The content code will have no other access to creator code, or to content code in any other frame, except for through the JSON pipe. This allows the creator code to manage frames independently in isolation, unless it decides to allow them to communicate.

Outstanding Questions

It would be nice to require that JS code used in content frames conforms to the rules of ES5 Strict mode.

Regardless of what URL was used to populate the frame, the code within it shall have no communication or influence over other frames (even if they were populated with the same or a related URL). The content URL shall only be used to provide the content HTML, nothing else.

Credentials: no HTTP requests caused by the content frame shall include any cookies or HTTP-auth credentials. No special authority is derived from the content URL.

If cheaper/faster safe-cooperation mechanisms are developed later (such as exposing a frozen object to the content code instead of the JSON pipe), those can be added without affecting existing code, by passing new properties into the creation API, and making new objects available in the content code's namespace.

If new authorities are defined and made available to content code, they will be enabled by passing new properties into the creation API. For example, to allow content code to use credentials like cookies, a specific cookie-access-granting object must be passed in through the creation API.


Can content code use require() to import code? suggestion: no. allow just enough code inside the frame to enable UI actions, and put the majority of the code up in the creator. OTOH, it will make life easier to allow non-authority-bearing libraries to be imported anywhere that code can be run: this will encourage the creation of e.g. RPC libraries to cross the JSON-pipe boundary, and UI libraries to implement common widgets.

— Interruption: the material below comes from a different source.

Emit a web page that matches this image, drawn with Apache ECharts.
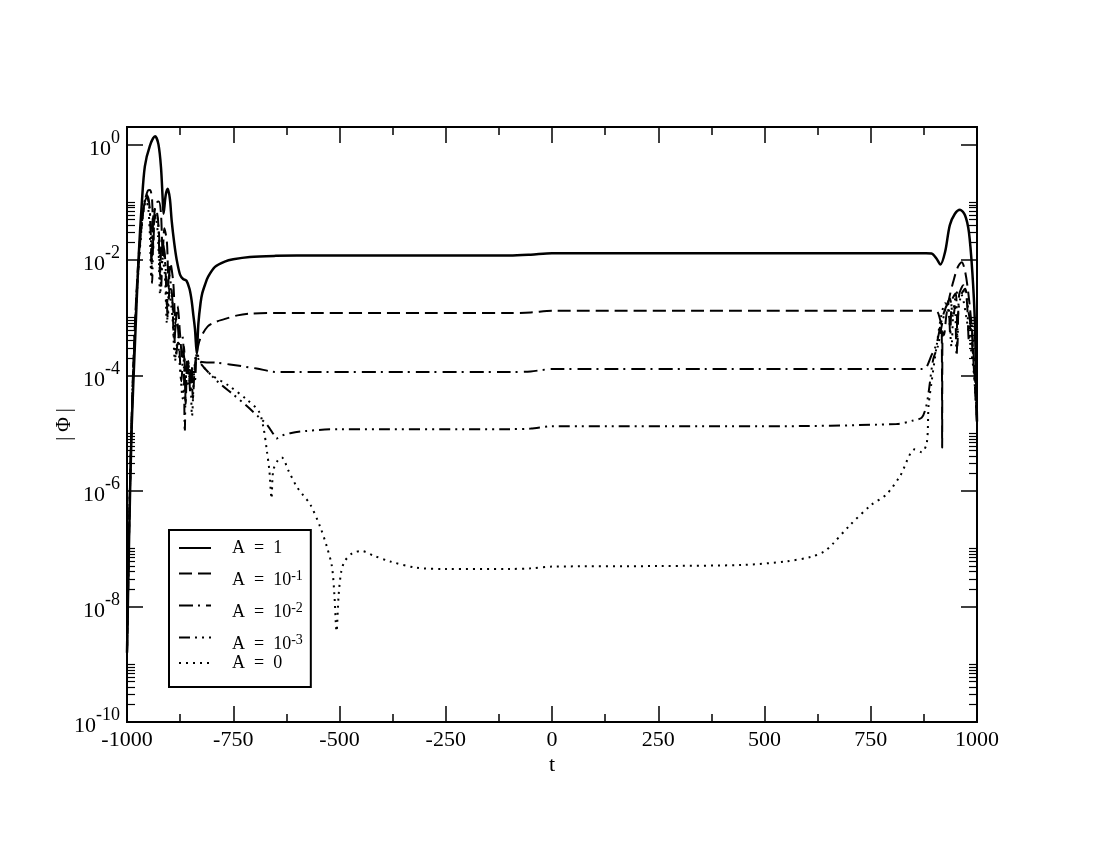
<!DOCTYPE html>
<html>
<head>
<meta charset="utf-8">
<script src="https://cdn.jsdelivr.net/npm/echarts@6/dist/echarts.min.js"></script>
<style>html,body{margin:0;padding:0;background:#fff}#c{width:1100px;height:850px}</style>
</head>
<body>
<div id="c"></div>
<script>
// ---- data: [t, log10|Phi|] ----
const logPhiA1 = [[-1000,-8.8],[-995,-6.8],[-989,-4.9],[-981,-3.4],[-973,-2.0],[-965,-1.0],[-958,-0.38],[-946,-0.02],[-934,0.14],[-926,0.0],[-920,-0.4],[-916,-0.95],[-914,-1.2],[-909,-0.88],[-904,-0.77],[-899,-0.95],[-895,-1.31],[-889,-1.7],[-883,-2.0],[-875,-2.26],[-868,-2.33],[-860,-2.36],[-853,-2.5],[-848,-2.7],[-844,-2.95],[-840,-3.2],[-836,-3.62],[-832,-3.1],[-827,-2.75],[-823,-2.58],[-816,-2.42],[-809,-2.29],[-793,-2.12],[-770,-2.03],[-750,-1.99],[-711,-1.95],[-650,-1.93],[-600,-1.925],[-300,-1.925],[-100,-1.925],[-50,-1.91],[0,-1.885],[500,-1.885],[880,-1.885],[893,-1.89],[905,-1.98],[914,-2.08],[925,-1.86],[936,-1.4],[948,-1.2],[960,-1.13],[972,-1.23],[981,-1.52],[989,-2.21],[995,-3.08],[1000,-4.8]];
const logPhiA01 = [[-1000,-8.8],[-994,-6.3],[-987,-4.2],[-978,-2.6],[-968,-1.5],[-958,-0.98],[-951,-0.8],[-946,-0.79],[-941,-0.95],[-938,-1.8],[-935,-1.15],[-929,-1.0],[-925,-0.99],[-920,-1.2],[-916,-1.9],[-912,-1.45],[-906,-1.7],[-902,-2.5],[-898,-2.05],[-891,-2.4],[-886,-3.1],[-881,-2.8],[-875,-3.3],[-870,-3.7],[-866,-3.5],[-862,-4.5],[-858,-3.7],[-853,-4.1],[-849,-3.85],[-845,-4.4],[-841,-3.9],[-836,-3.62],[-828,-3.37],[-810,-3.15],[-790,-3.07],[-773,-3.03],[-740,-2.96],[-711,-2.93],[-650,-2.92],[-300,-2.92],[-100,-2.92],[-50,-2.91],[0,-2.88],[500,-2.88],[880,-2.88],[905,-2.89],[912,-3.0],[917,-3.2],[918,-5.25],[919,-3.25],[922,-3.3],[928,-2.95],[935,-2.65],[944,-2.38],[955,-2.12],[964,-2.04],[972,-2.2],[980,-2.6],[988,-3.2],[994,-3.9],[1000,-4.8]];
const logPhiA001 = [[-1000,-8.8],[-994,-6.3],[-987,-4.3],[-978,-2.7],[-968,-1.6],[-960,-1.05],[-954,-0.87],[-949,-0.95],[-945,-1.3],[-942,-2.1],[-939,-1.3],[-933,-1.1],[-927,-1.3],[-922,-2.3],[-918,-1.65],[-911,-1.9],[-906,-2.8],[-901,-2.25],[-894,-2.6],[-889,-3.4],[-883,-3.0],[-877,-3.5],[-872,-4.1],[-867,-3.6],[-861,-3.95],[-856,-3.75],[-851,-4.3],[-846,-3.85],[-841,-4.0],[-836,-3.63],[-828,-3.76],[-790,-3.78],[-758,-3.81],[-695,-3.88],[-648,-3.94],[-300,-3.94],[-100,-3.94],[-50,-3.93],[0,-3.89],[500,-3.89],[870,-3.89],[880,-3.87],[893,-3.65],[905,-3.45],[915,-3.1],[925,-2.85],[932,-2.75],[937,-3.3],[941,-2.7],[950,-2.58],[954,-3.5],[958,-2.6],[968,-2.44],[976,-2.7],[981,-3.4],[986,-3.0],[992,-3.8],[1000,-4.8]];
const logPhiA0001 = [[-1000,-8.8],[-994,-6.3],[-987,-4.3],[-978,-2.7],[-968,-1.6],[-960,-1.05],[-953,-0.92],[-948,-1.05],[-944,-1.5],[-941,-2.4],[-937,-1.4],[-931,-1.2],[-925,-1.5],[-920,-2.5],[-915,-1.85],[-909,-2.15],[-904,-3.0],[-899,-2.45],[-891,-2.9],[-885,-3.7],[-879,-3.35],[-871,-3.3],[-867,-3.55],[-864,-4.98],[-861,-3.9],[-856,-3.8],[-850,-4.15],[-845,-3.9],[-840,-4.08],[-836,-3.63],[-828,-3.78],[-789,-4.09],[-750,-4.33],[-718,-4.53],[-690,-4.72],[-671,-4.85],[-655,-5.02],[-648,-5.09],[-635,-5.04],[-616,-5.0],[-577,-4.96],[-500,-4.93],[-100,-4.93],[-50,-4.92],[0,-4.88],[500,-4.88],[811,-4.84],[850,-4.78],[870,-4.73],[880,-4.55],[886,-4.3],[897,-3.72],[908,-3.49],[918,-3.1],[928,-2.8],[936,-2.67],[944,-3.0],[948,-2.8],[952,-3.66],[956,-2.9],[963,-2.6],[972,-2.5],[980,-2.9],[984,-3.08],[990,-3.6],[995,-4.0],[1000,-4.8]];
const logPhiA0 = [[-1000,-8.8],[-994,-6.3],[-987,-4.3],[-978,-2.75],[-968,-1.65],[-961,-1.15],[-955,-0.98],[-950,-1.1],[-946,-1.6],[-943,-2.3],[-939,-1.45],[-933,-1.25],[-927,-1.6],[-922,-2.6],[-917,-1.95],[-911,-2.25],[-906,-3.1],[-901,-2.55],[-893,-3.0],[-887,-3.75],[-881,-3.4],[-875,-3.9],[-869,-4.4],[-864,-3.85],[-858,-4.2],[-852,-3.95],[-847,-4.7],[-842,-3.95],[-836,-3.63],[-820,-3.85],[-800,-4.0],[-760,-4.18],[-718,-4.42],[-690,-4.62],[-679,-4.9],[-671,-5.3],[-665,-5.65],[-660,-6.13],[-656,-5.65],[-646,-5.48],[-636,-5.42],[-620,-5.65],[-601,-5.92],[-585,-6.08],[-569,-6.23],[-546,-6.61],[-530,-6.96],[-518,-7.3],[-512,-7.8],[-507,-8.43],[-502,-7.8],[-496,-7.4],[-488,-7.22],[-470,-7.08],[-448,-7.04],[-420,-7.12],[-381,-7.22],[-318,-7.33],[-250,-7.35],[-100,-7.35],[-50,-7.34],[0,-7.31],[250,-7.3],[450,-7.28],[550,-7.22],[610,-7.14],[640,-7.05],[660,-6.92],[700,-6.6],[750,-6.25],[787,-6.06],[819,-5.74],[854,-5.28],[870,-5.33],[882,-5.16],[886,-4.53],[893,-4.12],[905,-3.49],[915,-3.0],[925,-2.75],[933,-2.9],[940,-3.5],[945,-2.85],[955,-2.55],[965,-2.62],[975,-3.0],[985,-3.5],[993,-4.0],[1000,-4.8]];

const seriesNames = ['A  =  1', 'A  =  10^-1', 'A  =  10^-2', 'A  =  10^-3', 'A  =  0'];
const xTicks = [-1000, -750, -500, -250, 0, 250, 500, 750, 1000];
const xTickLabels = ['-1000', '-750', '-500', '-250', '0', '250', '500', '750', '1000'];
const yTickValues = [1e-10, 1e-8, 1e-6, 1e-4, 1e-2, 1];
const yTickExponents = ['-10', '-8', '-6', '-4', '-2', '0'];
const yMinorTickValues = [
  2e-10,3e-10,4e-10,5e-10,6e-10,7e-10,8e-10,9e-10,1e-9,
  2e-8,3e-8,4e-8,5e-8,6e-8,7e-8,8e-8,9e-8,1e-7,
  2e-6,3e-6,4e-6,5e-6,6e-6,7e-6,8e-6,9e-6,1e-5,
  2e-4,3e-4,4e-4,5e-4,6e-4,7e-4,8e-4,9e-4,1e-3,
  2e-2,3e-2,4e-2,5e-2,6e-2,7e-2,8e-2,9e-2,1e-1
];

const FONT = 'Liberation Serif';
const toData = arr => arr.map(p => [p[0], Math.pow(10, p[1])]);

const yLabel = value => {
  const lv = Math.log10(value);
  const i = yTickValues.findIndex(v => Math.abs(Math.log10(v) - lv) < 1e-6);
  return i < 0 ? '' : '{b|10}{s|' + yTickExponents[i] + '}';
};

const chart = echarts.init(document.getElementById('c'), null, {renderer: 'canvas'});

const baseY = {
  type: 'log', logBase: 10, min: 1e-10, max: 2,
  splitLine: {show: false},
  axisLine: {show: true, onZero: false, lineStyle: {color: '#000', width: 2}},
  nameMoveOverlap: false
};

const styles = [
  {type: 'solid', width: 2.5},
  {type: [13, 6], width: 2},
  {type: [14, 5, 2, 6], width: 2},
  {type: [11, 5, 2, 5, 2, 5], width: 2},
  {type: [2, 5], width: 2}
];
const dataSets = [logPhiA1, logPhiA01, logPhiA001, logPhiA0001, logPhiA0];

chart.setOption({
  animation: false,
  backgroundColor: '#fff',
  textStyle: {fontFamily: FONT, color: '#000'},
  grid: {left: 127, right: 123, top: 127, bottom: 128, containLabel: false, outerBoundsMode: 'none'},
  xAxis: [
    {
      type: 'value', min: -1000, max: 1000, interval: 250, position: 'bottom',
      name: 't', nameLocation: 'middle', nameGap: 32, nameMoveOverlap: false,
      nameTextStyle: {fontFamily: FONT, fontSize: 22, color: '#000'},
      axisLine: {show: true, onZero: false, lineStyle: {color: '#000', width: 2}},
      axisTick: {show: true, inside: true, length: 16, lineStyle: {color: '#000', width: 1.5}},
      minorTick: {show: true, splitNumber: 2, length: 8, lineStyle: {color: '#000', width: 1.5}},
      splitLine: {show: false}, minorSplitLine: {show: false},
      axisLabel: {
        show: true, margin: 7, fontFamily: FONT, fontSize: 22, color: '#000',
        showMinLabel: true, showMaxLabel: true, hideOverlap: false,
        formatter: v => { const i = xTicks.indexOf(v); return i < 0 ? '' : xTickLabels[i]; }
      }
    },
    {
      type: 'value', min: -1000, max: 1000, interval: 250, position: 'top',
      axisLine: {show: true, onZero: false, lineStyle: {color: '#000', width: 2}},
      axisTick: {show: true, inside: true, length: 16, lineStyle: {color: '#000', width: 1.5}},
      minorTick: {show: true, splitNumber: 2, length: 8, lineStyle: {color: '#000', width: 1.5}},
      splitLine: {show: false}, axisLabel: {show: false}
    }
  ],
  yAxis: [
    Object.assign({}, baseY, {
      position: 'left',
      name: '| Φ |', nameLocation: 'middle', nameGap: 52,
      nameTextStyle: {fontFamily: FONT, fontSize: 20, color: '#000'},
      axisTick: {show: true, inside: true, length: 16, customValues: yTickValues, lineStyle: {color: '#000', width: 1.5}},
      axisLabel: {
        show: true, margin: 7, customValues: yTickValues, hideOverlap: false,
        formatter: yLabel,
        rich: {
          b: {fontFamily: FONT, fontSize: 22, color: '#000', padding: [9, 0, 0, 0]},
          s: {fontFamily: FONT, fontSize: 18, color: '#000', verticalAlign: 'top'}
        }
      }
    }),
    Object.assign({}, baseY, {
      position: 'left',
      axisTick: {show: true, inside: true, length: 8, customValues: yMinorTickValues, lineStyle: {color: '#000', width: 1.2}},
      axisLabel: {show: false}
    }),
    Object.assign({}, baseY, {
      position: 'right',
      axisTick: {show: true, inside: true, length: 16, customValues: yTickValues, lineStyle: {color: '#000', width: 1.5}},
      axisLabel: {show: false}
    }),
    Object.assign({}, baseY, {
      position: 'right',
      axisTick: {show: true, inside: true, length: 8, customValues: yMinorTickValues, lineStyle: {color: '#000', width: 1.2}},
      axisLabel: {show: false}
    })
  ],
  legend: {
    show: true, orient: 'vertical', left: 169, top: 530,
    padding: [9, 8, 15, 9], itemGap: 1, itemWidth: 32, itemHeight: 8,
    borderColor: '#000', borderWidth: 2, backgroundColor: '#fff',
    selectedMode: false,
    itemStyle: {color: 'rgba(0,0,0,0)', borderWidth: 0, borderColor: 'rgba(0,0,0,0)'},
    data: seriesNames,
    formatter: name => {
      const k = name.indexOf('^');
      if (k < 0) return '{n|' + name + '}';
      return '{b|' + name.slice(0, k) + '}{s|' + name.slice(k + 1) + '}';
    },
    textStyle: {
      fontFamily: FONT, fontSize: 18, color: '#000',
      rich: {
        n: {fontFamily: FONT, fontSize: 18, color: '#000', lineHeight: 18, padding: [0, 0, 0, 16]},
        b: {fontFamily: FONT, fontSize: 18, color: '#000', lineHeight: 18, padding: [13, 0, 0, 16]},
        s: {fontFamily: FONT, fontSize: 14, color: '#000', verticalAlign: 'top', padding: [5, 0, 0, 0]}
      }
    }
  },
  series: dataSets.map((d, i) => ({
    name: seriesNames[i], type: 'line', xAxisIndex: 0, yAxisIndex: 0,
    data: toData(d), showSymbol: false, symbol: 'none', smooth: 0.3,
    silent: true, clip: true,
    lineStyle: {color: '#000', width: styles[i].width, type: styles[i].type},
    itemStyle: {color: '#000'},
    emphasis: {disabled: true}
  }))
});
</script>
</body>
</html>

Is there any point to creating a content frame with a URL that points to an external web page? Maybe as a starting point we should only allow bundled resources, using JEP106 data.url() URLs. This would also address the question of what to use as the base for interpreting relative URLs.

Other issues:

  • if the content HTML can use IMG tags or other resource-fetch-causing elements, and we allow remote-site GETs for those resources, what authorization credentials (cookies and HTTP auth) should be included, if any? (by default, credentials should NOT be included)
  • how should relative URLs inside the content HTML be interpreted?
  • if we allow javascript to run inside the frame, what authorities should it have? (by default, it should have none)
  • how should javascript inside the frame communicate with the top-level code which created it?
  • implementation will depend upon platform details. These content frames are most likely to be implemented with Chrome IFrames (?), which have specific rules regarding how isolated they can be.
  • we could use content: HTML or url: URL to distinguish between content-providing mechanisms, instead of a URL marker class
  • we need to define the context/origin of each frame, to explain how relative URLs are interpreted, and how same-origin works, etc. I think that raw HTML content and URLs that begin with slash should both be treated as being "local", with all contents coming from the bundled resources, and deny access to external resources.
  • similarly, I think that frames loaded from external URLs should not get access to local bundled resources, which can be accomplished by saying that relative URLs are interpreted relative to the external URL, and that there are no other URLs which reference bundled resources.
  • David-Sarah Hopwood suggests splitting the authorities into two pieces: those that allow scripting of the frame content, and those that allow external network access. This is probably easier to implement than changing the way that the JS is handled.

Use Cases

Any add-on which wants to display information to the user that is more complicated than a single icon or menu item.